* Your goal
Starting at the line that contains "Give me the TikZ source for this diagram." and stopping at the line that contains "(nokbend) at (0.68,4);", repeat every line exactly, the two end lines included, and nothing else.

=-=-=

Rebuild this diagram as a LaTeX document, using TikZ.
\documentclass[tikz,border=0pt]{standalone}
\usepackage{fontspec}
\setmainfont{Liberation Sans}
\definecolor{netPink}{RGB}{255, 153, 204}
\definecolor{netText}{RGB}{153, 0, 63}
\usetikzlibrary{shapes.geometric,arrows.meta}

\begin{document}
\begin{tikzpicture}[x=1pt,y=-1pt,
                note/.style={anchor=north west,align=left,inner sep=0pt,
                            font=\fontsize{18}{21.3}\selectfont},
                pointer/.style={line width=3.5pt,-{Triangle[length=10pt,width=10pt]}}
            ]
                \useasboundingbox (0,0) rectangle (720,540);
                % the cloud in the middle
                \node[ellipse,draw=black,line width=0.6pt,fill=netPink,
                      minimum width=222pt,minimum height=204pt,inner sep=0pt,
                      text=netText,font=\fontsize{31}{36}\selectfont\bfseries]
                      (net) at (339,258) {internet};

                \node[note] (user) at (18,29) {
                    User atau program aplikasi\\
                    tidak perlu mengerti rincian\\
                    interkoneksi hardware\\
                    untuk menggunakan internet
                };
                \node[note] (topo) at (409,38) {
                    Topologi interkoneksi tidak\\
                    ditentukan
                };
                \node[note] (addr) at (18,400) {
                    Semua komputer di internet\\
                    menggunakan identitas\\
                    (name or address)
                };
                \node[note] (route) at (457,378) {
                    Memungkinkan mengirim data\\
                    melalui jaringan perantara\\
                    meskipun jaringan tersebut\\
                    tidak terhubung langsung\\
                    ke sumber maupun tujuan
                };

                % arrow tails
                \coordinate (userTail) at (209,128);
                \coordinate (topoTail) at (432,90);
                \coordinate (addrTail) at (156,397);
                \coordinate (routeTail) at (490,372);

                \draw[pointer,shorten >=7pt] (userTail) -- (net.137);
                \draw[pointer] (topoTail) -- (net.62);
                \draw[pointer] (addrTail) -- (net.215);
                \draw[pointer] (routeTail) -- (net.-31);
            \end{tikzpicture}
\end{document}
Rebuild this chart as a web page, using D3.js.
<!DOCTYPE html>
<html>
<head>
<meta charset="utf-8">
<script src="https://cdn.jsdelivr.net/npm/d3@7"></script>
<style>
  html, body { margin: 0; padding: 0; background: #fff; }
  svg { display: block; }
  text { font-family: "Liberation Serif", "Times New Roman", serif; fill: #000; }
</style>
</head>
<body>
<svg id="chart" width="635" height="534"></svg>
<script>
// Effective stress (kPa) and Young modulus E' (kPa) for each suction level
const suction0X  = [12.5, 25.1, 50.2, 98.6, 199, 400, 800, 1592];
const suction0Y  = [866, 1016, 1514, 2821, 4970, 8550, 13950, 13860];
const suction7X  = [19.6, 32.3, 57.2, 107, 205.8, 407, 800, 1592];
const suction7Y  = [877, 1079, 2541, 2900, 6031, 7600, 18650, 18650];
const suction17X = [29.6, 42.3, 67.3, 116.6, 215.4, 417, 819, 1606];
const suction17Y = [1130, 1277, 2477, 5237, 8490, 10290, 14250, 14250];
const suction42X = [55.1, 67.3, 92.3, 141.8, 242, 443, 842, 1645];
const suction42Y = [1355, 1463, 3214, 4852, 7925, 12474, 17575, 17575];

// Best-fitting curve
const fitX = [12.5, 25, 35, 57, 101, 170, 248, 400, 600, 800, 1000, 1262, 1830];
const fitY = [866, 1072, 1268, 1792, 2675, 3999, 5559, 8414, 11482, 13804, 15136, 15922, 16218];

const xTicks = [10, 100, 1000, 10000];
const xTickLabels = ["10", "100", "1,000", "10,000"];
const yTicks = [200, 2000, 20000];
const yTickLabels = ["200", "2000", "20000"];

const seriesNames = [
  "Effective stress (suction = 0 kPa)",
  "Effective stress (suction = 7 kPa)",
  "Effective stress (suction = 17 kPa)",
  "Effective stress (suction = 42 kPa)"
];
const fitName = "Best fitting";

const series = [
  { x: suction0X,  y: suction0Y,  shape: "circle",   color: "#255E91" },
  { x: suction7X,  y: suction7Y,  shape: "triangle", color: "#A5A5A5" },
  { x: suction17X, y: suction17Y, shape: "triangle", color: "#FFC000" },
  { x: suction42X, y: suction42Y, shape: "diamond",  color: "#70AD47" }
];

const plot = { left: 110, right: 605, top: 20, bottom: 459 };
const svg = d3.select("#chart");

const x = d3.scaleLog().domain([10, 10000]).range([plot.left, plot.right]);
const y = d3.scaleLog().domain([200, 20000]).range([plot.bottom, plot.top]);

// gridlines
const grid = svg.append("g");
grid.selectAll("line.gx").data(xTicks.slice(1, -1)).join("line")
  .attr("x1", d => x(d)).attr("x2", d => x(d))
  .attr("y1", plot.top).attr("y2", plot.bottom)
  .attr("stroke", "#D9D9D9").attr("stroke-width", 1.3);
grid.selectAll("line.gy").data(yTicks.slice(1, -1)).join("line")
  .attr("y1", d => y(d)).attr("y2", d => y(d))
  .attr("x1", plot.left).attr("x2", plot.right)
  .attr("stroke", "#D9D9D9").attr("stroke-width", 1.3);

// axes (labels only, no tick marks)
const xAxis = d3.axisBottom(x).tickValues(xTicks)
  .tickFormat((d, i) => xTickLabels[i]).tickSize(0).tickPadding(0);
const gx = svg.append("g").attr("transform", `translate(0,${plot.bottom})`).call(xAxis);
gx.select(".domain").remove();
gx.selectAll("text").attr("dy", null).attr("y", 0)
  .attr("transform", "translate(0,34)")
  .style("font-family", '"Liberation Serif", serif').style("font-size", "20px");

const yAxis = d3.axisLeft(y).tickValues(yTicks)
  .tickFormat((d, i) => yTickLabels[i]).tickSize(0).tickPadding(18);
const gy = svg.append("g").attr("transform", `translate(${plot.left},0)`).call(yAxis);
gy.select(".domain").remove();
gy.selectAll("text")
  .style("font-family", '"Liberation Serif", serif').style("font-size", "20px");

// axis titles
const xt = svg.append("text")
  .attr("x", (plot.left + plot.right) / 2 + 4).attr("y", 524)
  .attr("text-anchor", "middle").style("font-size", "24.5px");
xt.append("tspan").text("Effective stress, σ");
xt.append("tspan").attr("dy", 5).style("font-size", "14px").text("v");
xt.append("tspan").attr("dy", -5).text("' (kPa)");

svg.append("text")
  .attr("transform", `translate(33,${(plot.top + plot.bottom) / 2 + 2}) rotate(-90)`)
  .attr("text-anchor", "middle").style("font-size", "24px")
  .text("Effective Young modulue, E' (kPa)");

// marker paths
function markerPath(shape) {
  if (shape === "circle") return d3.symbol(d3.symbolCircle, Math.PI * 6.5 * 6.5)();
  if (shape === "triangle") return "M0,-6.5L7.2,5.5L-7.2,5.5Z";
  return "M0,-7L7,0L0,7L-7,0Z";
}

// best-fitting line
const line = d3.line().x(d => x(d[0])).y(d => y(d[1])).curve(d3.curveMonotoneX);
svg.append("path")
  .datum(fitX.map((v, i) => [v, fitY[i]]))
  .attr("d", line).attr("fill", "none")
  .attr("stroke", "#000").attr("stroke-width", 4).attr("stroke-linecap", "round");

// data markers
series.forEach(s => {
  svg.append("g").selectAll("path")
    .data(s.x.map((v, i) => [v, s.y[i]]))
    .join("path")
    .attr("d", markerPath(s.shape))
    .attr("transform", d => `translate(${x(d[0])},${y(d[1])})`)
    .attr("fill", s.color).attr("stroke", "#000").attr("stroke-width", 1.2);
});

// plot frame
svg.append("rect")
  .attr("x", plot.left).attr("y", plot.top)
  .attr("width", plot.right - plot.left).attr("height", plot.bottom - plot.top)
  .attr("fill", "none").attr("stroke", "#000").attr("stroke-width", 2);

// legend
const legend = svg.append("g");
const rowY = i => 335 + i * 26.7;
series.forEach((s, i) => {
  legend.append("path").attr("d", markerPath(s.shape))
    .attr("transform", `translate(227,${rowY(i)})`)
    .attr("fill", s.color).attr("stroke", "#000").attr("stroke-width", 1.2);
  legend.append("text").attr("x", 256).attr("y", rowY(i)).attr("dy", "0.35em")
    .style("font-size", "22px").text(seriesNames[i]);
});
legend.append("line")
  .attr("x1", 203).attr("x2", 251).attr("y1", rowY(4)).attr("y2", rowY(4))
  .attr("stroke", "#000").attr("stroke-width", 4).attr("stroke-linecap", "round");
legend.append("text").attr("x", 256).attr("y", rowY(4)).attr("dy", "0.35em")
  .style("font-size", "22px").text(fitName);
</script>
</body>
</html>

=-=-=

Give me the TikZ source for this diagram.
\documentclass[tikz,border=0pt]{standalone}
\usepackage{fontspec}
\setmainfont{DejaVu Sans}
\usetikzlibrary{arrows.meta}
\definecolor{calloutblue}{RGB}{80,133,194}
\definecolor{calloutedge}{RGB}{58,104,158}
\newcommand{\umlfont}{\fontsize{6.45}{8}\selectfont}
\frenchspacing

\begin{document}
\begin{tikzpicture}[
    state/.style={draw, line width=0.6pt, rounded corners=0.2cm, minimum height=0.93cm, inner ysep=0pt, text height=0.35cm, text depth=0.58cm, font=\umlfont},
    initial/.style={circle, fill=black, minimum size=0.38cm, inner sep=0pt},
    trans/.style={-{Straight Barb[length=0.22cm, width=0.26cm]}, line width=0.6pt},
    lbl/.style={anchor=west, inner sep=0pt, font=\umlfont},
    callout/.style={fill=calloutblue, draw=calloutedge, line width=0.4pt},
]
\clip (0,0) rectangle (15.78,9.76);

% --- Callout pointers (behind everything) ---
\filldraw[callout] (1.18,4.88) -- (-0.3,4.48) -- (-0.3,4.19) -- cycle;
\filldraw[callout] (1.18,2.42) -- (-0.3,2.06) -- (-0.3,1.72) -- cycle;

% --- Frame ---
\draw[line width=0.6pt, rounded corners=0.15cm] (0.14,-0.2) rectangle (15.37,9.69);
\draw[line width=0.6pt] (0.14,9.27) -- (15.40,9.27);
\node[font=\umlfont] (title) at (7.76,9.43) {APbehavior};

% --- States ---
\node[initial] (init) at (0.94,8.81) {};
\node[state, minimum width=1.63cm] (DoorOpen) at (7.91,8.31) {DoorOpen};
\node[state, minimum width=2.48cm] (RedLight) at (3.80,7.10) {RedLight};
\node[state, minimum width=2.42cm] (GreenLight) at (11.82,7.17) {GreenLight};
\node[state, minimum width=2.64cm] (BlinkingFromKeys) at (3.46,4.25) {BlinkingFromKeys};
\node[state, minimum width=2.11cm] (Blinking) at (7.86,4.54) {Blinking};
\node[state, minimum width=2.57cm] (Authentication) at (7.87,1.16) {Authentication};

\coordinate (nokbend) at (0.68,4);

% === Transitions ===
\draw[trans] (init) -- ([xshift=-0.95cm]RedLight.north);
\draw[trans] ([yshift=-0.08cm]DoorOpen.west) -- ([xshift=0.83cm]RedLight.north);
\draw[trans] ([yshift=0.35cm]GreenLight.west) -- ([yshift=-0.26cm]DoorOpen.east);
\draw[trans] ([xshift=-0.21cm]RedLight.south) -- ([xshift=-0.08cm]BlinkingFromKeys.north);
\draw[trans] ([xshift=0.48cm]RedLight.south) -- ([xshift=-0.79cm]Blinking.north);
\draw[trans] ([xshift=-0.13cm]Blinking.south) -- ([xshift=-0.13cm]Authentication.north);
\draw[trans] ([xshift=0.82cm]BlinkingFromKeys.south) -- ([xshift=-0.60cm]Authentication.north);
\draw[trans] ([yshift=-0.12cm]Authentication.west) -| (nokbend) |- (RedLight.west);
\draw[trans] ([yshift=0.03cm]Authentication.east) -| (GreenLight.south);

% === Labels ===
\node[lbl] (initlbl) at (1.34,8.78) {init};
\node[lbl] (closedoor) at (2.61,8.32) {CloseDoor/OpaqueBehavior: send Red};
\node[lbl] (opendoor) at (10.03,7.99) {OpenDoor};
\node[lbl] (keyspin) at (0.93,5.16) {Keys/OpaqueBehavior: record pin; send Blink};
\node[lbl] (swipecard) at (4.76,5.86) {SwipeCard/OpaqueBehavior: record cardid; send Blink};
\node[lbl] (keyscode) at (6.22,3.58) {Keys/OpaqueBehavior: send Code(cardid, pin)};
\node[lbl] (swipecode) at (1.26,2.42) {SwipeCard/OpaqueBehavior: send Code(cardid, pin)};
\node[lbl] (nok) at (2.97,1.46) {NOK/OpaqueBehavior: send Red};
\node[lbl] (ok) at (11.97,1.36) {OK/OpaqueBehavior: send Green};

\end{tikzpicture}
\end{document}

=-=-=

* Complete answer
Give me the TikZ source for this diagram.
\documentclass[tikz,border=0pt]{standalone}
\usepackage{fontspec}
\setmainfont{DejaVu Sans}
\usetikzlibrary{arrows.meta}
\definecolor{calloutblue}{RGB}{80,133,194}
\definecolor{calloutedge}{RGB}{58,104,158}
\newcommand{\umlfont}{\fontsize{6.45}{8}\selectfont}
\frenchspacing

\begin{document}
\begin{tikzpicture}[
    state/.style={draw, line width=0.6pt, rounded corners=0.2cm, minimum height=0.93cm, inner ysep=0pt, text height=0.35cm, text depth=0.58cm, font=\umlfont},
    initial/.style={circle, fill=black, minimum size=0.38cm, inner sep=0pt},
    trans/.style={-{Straight Barb[length=0.22cm, width=0.26cm]}, line width=0.6pt},
    lbl/.style={anchor=west, inner sep=0pt, font=\umlfont},
    callout/.style={fill=calloutblue, draw=calloutedge, line width=0.4pt},
]
\clip (0,0) rectangle (15.78,9.76);

% --- Callout pointers (behind everything) ---
\filldraw[callout] (1.18,4.88) -- (-0.3,4.48) -- (-0.3,4.19) -- cycle;
\filldraw[callout] (1.18,2.42) -- (-0.3,2.06) -- (-0.3,1.72) -- cycle;

% --- Frame ---
\draw[line width=0.6pt, rounded corners=0.15cm] (0.14,-0.2) rectangle (15.37,9.69);
\draw[line width=0.6pt] (0.14,9.27) -- (15.40,9.27);
\node[font=\umlfont] (title) at (7.76,9.43) {APbehavior};

% --- States ---
\node[initial] (init) at (0.94,8.81) {};
\node[state, minimum width=1.63cm] (DoorOpen) at (7.91,8.31) {DoorOpen};
\node[state, minimum width=2.48cm] (RedLight) at (3.80,7.10) {RedLight};
\node[state, minimum width=2.42cm] (GreenLight) at (11.82,7.17) {GreenLight};
\node[state, minimum width=2.64cm] (BlinkingFromKeys) at (3.46,4.25) {BlinkingFromKeys};
\node[state, minimum width=2.11cm] (Blinking) at (7.86,4.54) {Blinking};
\node[state, minimum width=2.57cm] (Authentication) at (7.87,1.16) {Authentication};

\coordinate (nokbend) at (0.68,4);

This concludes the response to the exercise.